The power of influence: beyond friends

People are shaped by social context, including what they observe online. Traditionally, marketing has focused on known ties like friends and family, but today, people may spend more than 10% of their day in interactive games or chat groups, meeting strangers and looking to them for social cues on how to thrive in the digital universe. Product designers and marketers can work together to maximize social influence, target the right users and connect them to the products they'll buy.

The study shows that peer influence is strongest among less experienced users, who look to others for cues when lacking certainty about product choices. Product managers can identify and segment these “newcomers” who are mirroring others’ purchases online as a confidence boost.
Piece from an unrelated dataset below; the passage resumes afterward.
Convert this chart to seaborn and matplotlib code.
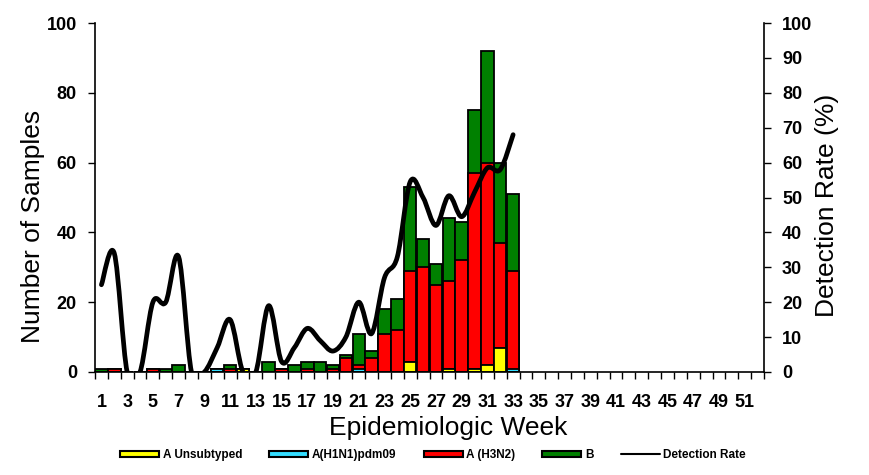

Highly visible product placement of in-game, in-platform purchases is one subtle but effective method to accelerate adoption even without direct communication.

What are the influence mechanisms?

The study finds three core mechanisms drive peer effects:

  • Informational influence: Consumers copy others when uncertain about choices, especially in anonymous, digital spaces.
  • Normative influence: Repetitive product visibility builds social norms, making certain products appear necessary (the “everyone is wearing it” effect).
  • Consumers imitate others to avoid falling behind in social standing or status. When not following others signals inferiority or exclusion, competitive concerns drive conformity, especially in contexts with visible comparisons such as rankings, leaderboards or social feeds.

Product designers and marketers should identify which mechanism is dominant in their category and tailor their strategies, either to emphasize product visibility for normative effects or facilitate knowledge-sharing informational influence.

Design for segmentation

Not all users respond equally; experience, expertise and demographic traits moderate peer influence. Research shows targeting receptive segments (less experienced, newer users) yields far stronger promotional results than broad campaigns. Understanding consumer profiles goes beyond demographics — expertise level within a product domain can be a better predictor of peer effect strength.

Action points for digital marketplaces

Platforms like TikTok, Discord and the metaverse should consider all forms of user interaction — even brief or anonymous — as potential catalysts for behavioral change. Mining user network data can uncover actionable moments to promote products. Features that make product use socially visible, integrate social “proof” or surface influential recommendations can measurably boost adoption.

The research underscores a crucial operational lever: Visibility fuels influence. When players see others using certain digital items — even without exchanging a word — they are more likely to buy those same items themselves.

“Even without explicit communication, simply making the use of certain in-game items more visible can stimulate interest and adoption among other players,” Jo emphasizes.

Product design should prioritize features and updates that make peer activity and purchase patterns immediately noticeable to users. This could mean prominent display of recent purchases, popular items, or usage highlights within the interface, ensuring that mere observation translates into social learning.

Marketers may want to remember that not everyone is equally influenced by their peers. The study’s simulation found targeting specific users delivers the greatest return on promotional investments.

“We found that targeting the subgroup of users who are more receptive to peer effects — such as less experienced or newer users — led to much stronger promotional performance than applying a broad, undifferentiated targeting strategy,” says Jo.

The takeaway

Peer influence in e-commerce is not just about known relationships; it’s about finding opportunities in digital happenstance and visibility to tip consumer decisions. By understanding these dynamics and embedding them into strategy, product designers and marketers can drive actionable, measurable business growth online.